En tal sentido, he percibido la firme convicción de que la negociación con los actores armados, aunque fuera refrendada mayoritariamente por el pueblo, será papel mojado si no se acometen las reformas necesarias en la tenencia y distribución de la tierra, el sistema tributario, el altísimo grado de informalidad en el empleo, la corrupción endémica que desangra al país y de la que todo el mundo habla, o el narcotráfico. Subyacen en el conflicto muy graves situaciones que le proporcionan caldo de cultivo y continuarán vivas y actuantes muchos años después de que se pueda parar la guerra (condición necesaria pero no suficiente de la paz justa con un desarrollo sostenible). Pero, como me dijo el decano de Derecho de la Javeriana, decidido defensor del Acuerdo, ninguna de esas situaciones debería utilizarse para justificar la violencia sufrida por las víctimas, siempre inocentes, o para negarles su voz propia o relegarlas al olvido. La «reconciliación discernida» pasa por el reconocimiento de las víctimas que tienen la llave de «la posible integración de la parte violenta en la futura comunidad política». Sobre esa base de justicia restaurativa habrá de establecerse el conjunto de las relaciones justas.
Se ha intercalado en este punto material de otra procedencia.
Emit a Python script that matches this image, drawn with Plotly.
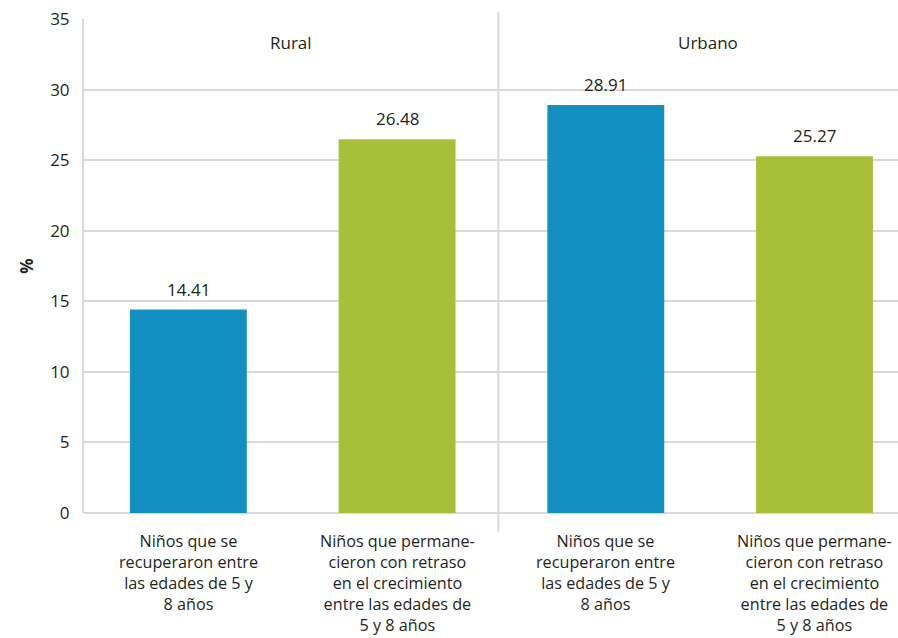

Al final aparece como condición esencial del proceso hacia la paz auténtica –la que va de los papeles y discursos a la vida real (lo radical, diría Ortega)– que los ciudadanos de a pie se apropien del sentido y las exigencias de una negociación política orientada a crear espacios para la reconstrucción económica, política y moral de la nación. Y eso es lo que, paradójicamente, el voto negativo podría haber espoleado. Podría haber activado la conciencia tanto de los que votaron «sí» (muchos con importantes dudas) como de los que votaron «no» (ni mucho menos todos siguiendo las consignas de Uribe). Y también la conciencia de los que se abstuvieron, como si el conflicto no fuese con ellos; por ejemplo, de la cantidad de jóvenes que no fueron a votar, como ocurrió con el Brexit. ¡Feliz resultado del plebiscito si da un nuevo empujón hacia el bien! La esperanza de que eso pase la he recibido de casi todos con los que me he relacionado en estos inolvidables días en ese país hermano.
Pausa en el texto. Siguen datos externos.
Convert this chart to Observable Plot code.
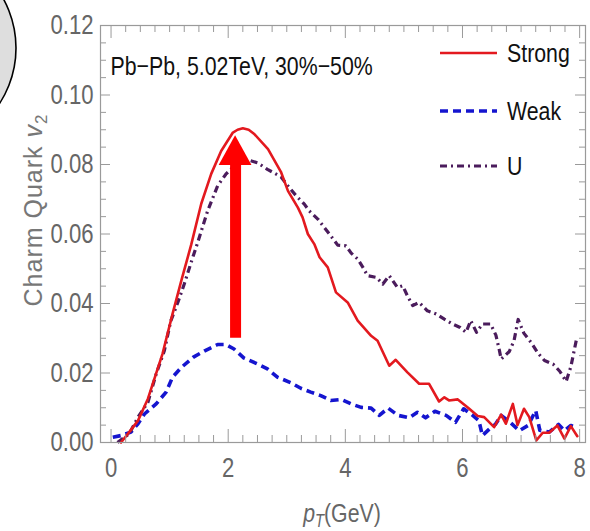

Sé que ante esta humilde reflexión no faltarán los escépticos que me recuerden –no sin razón– la complejidad y las deficiencias de la justicia transicional, pero yo ya les contesto desde ahora mismo que necesitamos creer en las posibilidades de abrir un futuro mejor para todos en una sociedad reconciliada que afronte las causas de la iniquidad y la pobreza. No tenemos derecho a matar la esperanza, lo más valioso y genuino que tenemos los humanos, que siendo don de Dios engendra tareas y responsabilidad.
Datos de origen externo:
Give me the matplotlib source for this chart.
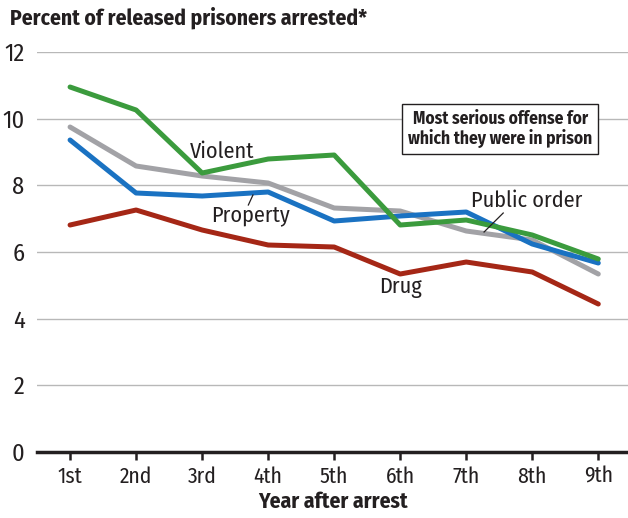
import matplotlib
matplotlib.use("Agg")
import matplotlib.pyplot as plt

plt.rcParams['font.family'] = ['Fira Sans Condensed', 'Roboto Condensed', 'DejaVu Sans']

years = ["1st", "2nd", "3rd", "4th", "5th", "6th", "7th", "8th", "9th"]
violent = [10.95, 10.26, 8.37, 8.79, 8.91, 6.81, 6.96, 6.51, 5.79]
public_order = [9.75, 8.58, 8.28, 8.07, 7.32, 7.23, 6.63, 6.36, 5.34]
property_ = [9.36, 7.77, 7.68, 7.80, 6.93, 7.08, 7.20, 6.24, 5.67]
drug = [6.81, 7.26, 6.66, 6.21, 6.15, 5.34, 5.70, 5.40, 4.44]

x = list(range(1, len(years) + 1))
ink = '#231f20'

fig = plt.figure(figsize=(6.28, 5.18), dpi=100)
ax = fig.add_axes([0.059, 0.1274, 0.941, 0.7722])

ax.plot(x, drug, color='#a52716', lw=3.6, solid_capstyle='round', zorder=3)
ax.plot(x, public_order, color='#a2a2a6', lw=3.6, solid_capstyle='round', zorder=4)
ax.plot(x, property_, color='#1a72c2', lw=3.6, solid_capstyle='round', zorder=5)
ax.plot(x, violent, color='#3b9b3d', lw=3.6, solid_capstyle='round', zorder=6)

ax.set_xlim(0.5, 9.45)
ax.set_ylim(0, 12)
ax.set_yticks([0, 2, 4, 6, 8, 10, 12])
ax.set_xticks(x)
ax.set_xticklabels(years)
ax.grid(axis='y', color='#b8b8b8', lw=1.0)
ax.set_axisbelow(True)
for s in ['top', 'right', 'left']:
    ax.spines[s].set_visible(False)
ax.spines['bottom'].set_color(ink)
ax.spines['bottom'].set_linewidth(2.5)
ax.tick_params(axis='x', direction='out', length=6, width=1.8, color=ink,
               labelsize=15.5, pad=4, labelcolor=ink)
ax.tick_params(axis='y', length=0, labelsize=17.5, pad=9, labelcolor=ink)

ax.set_xlabel("Year after arrest", fontsize=15.5, fontweight='bold', color=ink, labelpad=3)
fig.text(0.016, 0.965, "Percent of released prisoners arrested*", fontsize=15.5,
         fontweight='bold', color=ink, va='center', ha='left')

# series labels
ax.text(3.30, 9.0, "Violent", fontsize=16, color=ink, ha='center', va='center')
ax.text(3.73, 7.11, "Property", fontsize=16, color=ink, ha='center', va='center', zorder=7)
ax.plot([3.77, 3.70], [7.71, 7.41], color=ink, lw=0.9, zorder=7)
ax.text(7.92, 7.53, "Public order", fontsize=16, color=ink, ha='center', va='center', zorder=7)
ax.plot([7.56, 7.27], [7.17, 6.60], color=ink, lw=0.9, zorder=7)
ax.text(6.0, 4.95, "Drug", fontsize=16, color=ink, ha='center', va='center', zorder=7)

ax.text(7.515, 9.69, "Most serious offense for\nwhich they were in prison", fontsize=12.5,
        fontweight='bold', color=ink, ha='center', va='center', linespacing=1.05,
        bbox=dict(boxstyle='square,pad=0.35', fc='white', ec=ink, lw=1.0), zorder=8)

fig.savefig("out.png", dpi=100)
Me contó mi buen amigo el rector de la Javeriana que el 27 de septiembre en la iglesia de san Pedro Claver de Cartagena de Indias, en una celebración previa a la firma del Acuerdo, escuchar «bienaventurados los que trabajan por la paz» al lado de la tumba del jesuita español «esclavo de los negros» hacía imposible contener las lágrimas. Ante las malas noticias que llegan de unos y otros lugares, el mundo necesita que este país de 48 millones de habitantes que lleva el nombre de Colón sea capaz de alcanzar paz con justicia y desarrollo, y lo vamos a conseguir.

Julio L. Martínez, rector de la Universidad Pontificia-Comillas Icai-Icade.